This year will see a new face assuming the lead role in one of the BBC’s flagship programmes. I’m not talking about Doctor Who but Film 2010, which will have a presenter-sized space to fill when Jonathan Ross leaves the show in a few months. So, who will Wossy wegenewate into? Will the Beeb opt for the HD-friendly features of a James King or an Alex Zane? Or will they make a sharp U-turn out of the dumbing-down cul-de-sac they find themselves in and take this opportunity to relaunch Film 2010 as something more than a starstruck publicity platform for mainstream cinema?

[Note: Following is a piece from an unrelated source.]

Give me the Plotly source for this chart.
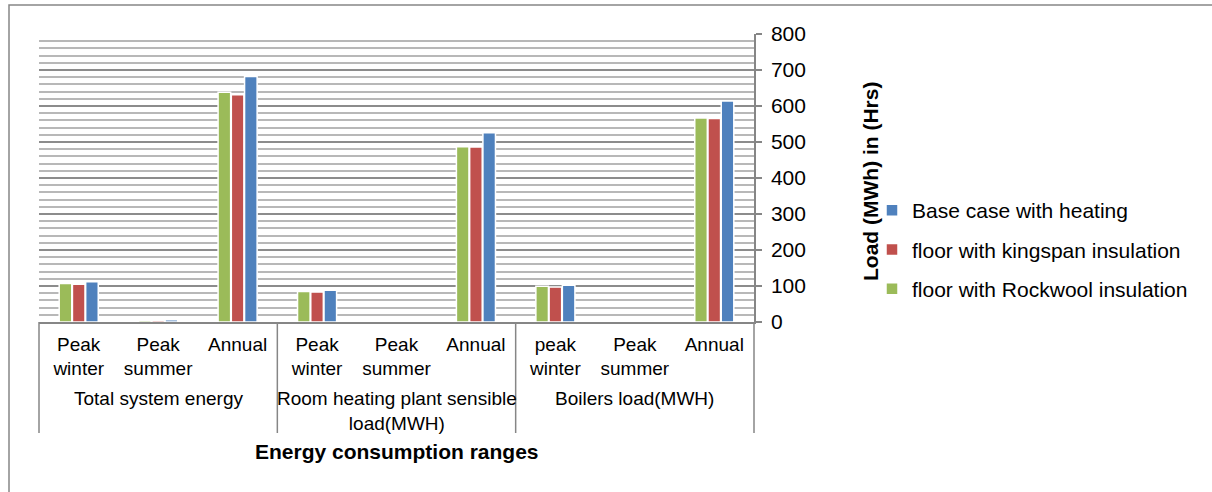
import plotly.graph_objects as go

# categories
group_names = ['Total system energy', 'Room heating plant sensible<br>load(MWH)', 'Boilers load(MWH)']
range_labels = ['Peak<br>winter', 'Peak<br>summer', 'Annual',
                'Peak<br>winter', 'Peak<br>summer', 'Annual',
                'peak<br>winter', 'Peak<br>summer', 'Annual']
# unique keys for the 9 category slots (group | range)
cat_keys = [f'{group_names[i // 3]}|{range_labels[i]}' for i in range(9)]

# series values (MWh)
rockwool = [107, 5, 638, 85, 0, 487, 99, 0, 567]
kingspan = [105, 5, 631, 83, 0, 486, 97, 0, 565]
base_case = [112, 6, 682, 88, 0, 526, 102, 3, 614]

series = [
    ('floor with Rockwool insulation', rockwool, '#9BBB59', 3),
    ('floor with kingspan insulation', kingspan, '#C0504D', 2),
    ('Base case with heating', base_case, '#4F81BD', 1),
]

FONT = 'Liberation Sans, Arial, sans-serif'
GRID = '#868686'

fig = go.Figure()
for name, vals, color, rank in series:
    fig.add_trace(go.Bar(
        x=cat_keys, y=vals, name=name,
        legendgroup=name, legendrank=rank,
        marker=dict(color=color, line=dict(color='white', width=1.5)),
    ))

# plot area in px: x 39..754, y 34..322
L, R, T, B = 39, 1212 - 754, 34, 492 - 322
pw, ph = 1212 - L - R, 492 - T - B

def px_x(px):
    return (px - L) / pw

def px_y(py):
    return (T + ph - py) / ph

fig.update_layout(
    width=1212, height=492,
    margin=dict(l=L, r=R, t=T, b=B),
    paper_bgcolor='white', plot_bgcolor='white',
    barmode='group', bargap=0.5, bargroupgap=0.05,
    font=dict(family=FONT, size=19, color='#000000'),
    legend=dict(
        traceorder='grouped', tracegroupgap=9,
        x=px_x(872), xanchor='left',
        y=px_y(190), yanchor='top',
        font=dict(size=21), itemwidth=30,
        bgcolor='rgba(0,0,0,0)',
    ),
    showlegend=True,
)

fig.update_xaxes(
    type='category',
    tickvals=cat_keys, ticktext=range_labels,
    showline=True, linecolor=GRID, linewidth=1.5,
    ticks='', ticklabelstandoff=4,
    tickfont=dict(size=19),
    showgrid=False,
)
fig.update_yaxes(
    side='right', range=[0, 800], dtick=100,
    showline=True, linecolor=GRID, linewidth=1.5,
    ticks='outside', ticklen=6, tickcolor=GRID, tickwidth=1.5,
    ticklabelstandoff=5,
    tickfont=dict(size=21),
    showgrid=True, gridcolor='#8c8c8c', gridwidth=1.5,
    minor=dict(dtick=20, showgrid=True, gridcolor='#b8b8b8', gridwidth=1.5),
    zeroline=False,
)

# group labels under the range labels, and dividers between groups
for g, name in enumerate(group_names):
    fig.add_annotation(
        text=name, xref='x', yref='paper',
        x=cat_keys[3 * g + 1], y=px_y(386), yanchor='top',
        showarrow=False, font=dict(size=19),
    )
for k in range(4):
    fig.add_shape(
        type='line', xref='paper', yref='paper',
        x0=k / 3, x1=k / 3, y0=0, y1=px_y(433),
        line=dict(color=GRID, width=1.5),
    )

# axis titles
fig.add_annotation(
    text='<b>Energy consumption ranges</b>',
    xref='paper', yref='paper', x=0.5, y=px_y(451),
    xanchor='center', yanchor='middle',
    showarrow=False, font=dict(size=21),
)
fig.add_annotation(
    text='<b>Load (MWh) in (Hrs)</b>', textangle=-90,
    xref='paper', yref='paper', x=px_x(870), y=px_y(182),
    xanchor='center', yanchor='middle',
    showarrow=False, font=dict(size=21),
)

# outer chart frame (only top and left edges fall inside the picture)
fig.add_shape(
    type='rect', xref='paper', yref='paper',
    x0=px_x(9), x1=px_x(1230),
    y0=px_y(520), y1=px_y(5),
    line=dict(color=GRID, width=1.5), layer='below',
)

fig.write_html('out.html', config={'displayModeBar': False},
               post_script="document.body.style.margin='0';")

Since the programme began in the early 1970s it has had a number of presenters, including Frederic Raphael, Iain Johnstone and Joan Bakewell. The longest-serving host was Barry Norman, who helmed for around a quarter of a century until Jonathan Ross took over in 1999. While the show’s basic format of reviews punctuated by on-set reports and film-related features has largely remained the same, in many ways it’s now unrecognisable from its earliest incarnation. This is partly a result of changes in cinema itself, which is a very different beast in the Noughties than it was during its New Hollywood heyday. There are considerably more movies released these days, so Film 2010’s reviews have become shorter and more clip-led in order to cram more coverage into the show’s allotted time. The prevalence of dollar-bloated, publicity-hungry blockbusters also means that edgier fare has to punch above its weight for airtime – and usually loses.
Movie people have changed, too. Gone are the days when thespian roués would mention their new film in passing while recounting colourful tales of bacchanalian excess and fisticuffs. Modern actors and directors are media-savvy soundbite delivery units who’ve been schooled to reveal nothing more than is absolutely necessary, often to 20 different journalists in exactly the same words.
But that’s only part of the story. Jonathan Ross is a passionate film fan and old VHS tapes of his 1980s Channel 4 series The Incredibly Strange Film Show are still highly valued by lovers of cult cinema. He knows his Tsui Hark from his Raiders Of The Lost Ark and his Tom Savini from his Tom Cruise. When he took over as host of Film 1999 from the mainstream meanderings of Barry Norman, it was assumed – or at least, hoped – that it would lead to a fresh approach (there was also widespread relief that Johnny Vaughan didn’t get the job). However, aside from the occasional scathing review (including, oddly, a poacher-turned-gamekeeper dismissal of Kevin Smith’s excellent Clerks II), it’s been a case of same old same old.
I find it hard to believe that Jonathan Ross’s eye for the mondo bizarre has become clouded, but rather that he’s been restricted by the show’s format and the BBC’s recumbent, counter-Tianemen position whenever it sees a Hollywood blockbuster bearing down on it. The need to attract big names to the Friday Night With Jonathan Ross sofa may also have led to compromise. Introducing, say, Shia LaBeouf as the charmless ferret-faced star of the brain-dead Transformers movies probably wouldn’t go down too well. As Ricky Gervais brilliantly proved at the Golden Globes, Hollywood can’t laugh at itself.
Now the BBC has to decide what it wants Film 2010 to be. Over the holiday period it screened a couple of excellent seasons on film noir and Orson Welles, so the ability to educate, inform and entertain is clearly still alive within the walls of Television Centre. It can further enhance its connection to its Reithian past by announcing Mark Kermode as the new presenter of Film 2010. Famously not prone to compromise, with the ability to embrace work as wide-ranging as The Exorcist and High School Musical 3, Dr K’s appointment would put the show in very capable – and very big – hands.
Incidentally, bookies Paddy Power are taking bets on who’ll get the job. Mark Kermode is the odds-on favourite, but most of the rest of the list makes for very depressing reading:
9/4 Graham Norton
8/1 Rick Edwards (you couldn’t make it up)
10/1 Chris Moyles (you must be making it up)
14/1 Iain Johnstone
18/1 Barry Norman
33/1 Terry Wogan
100/1 Russell Brand
Considering some of the unlikely names on that list, it might be worth sticking a couple of quid on Roman Polanski.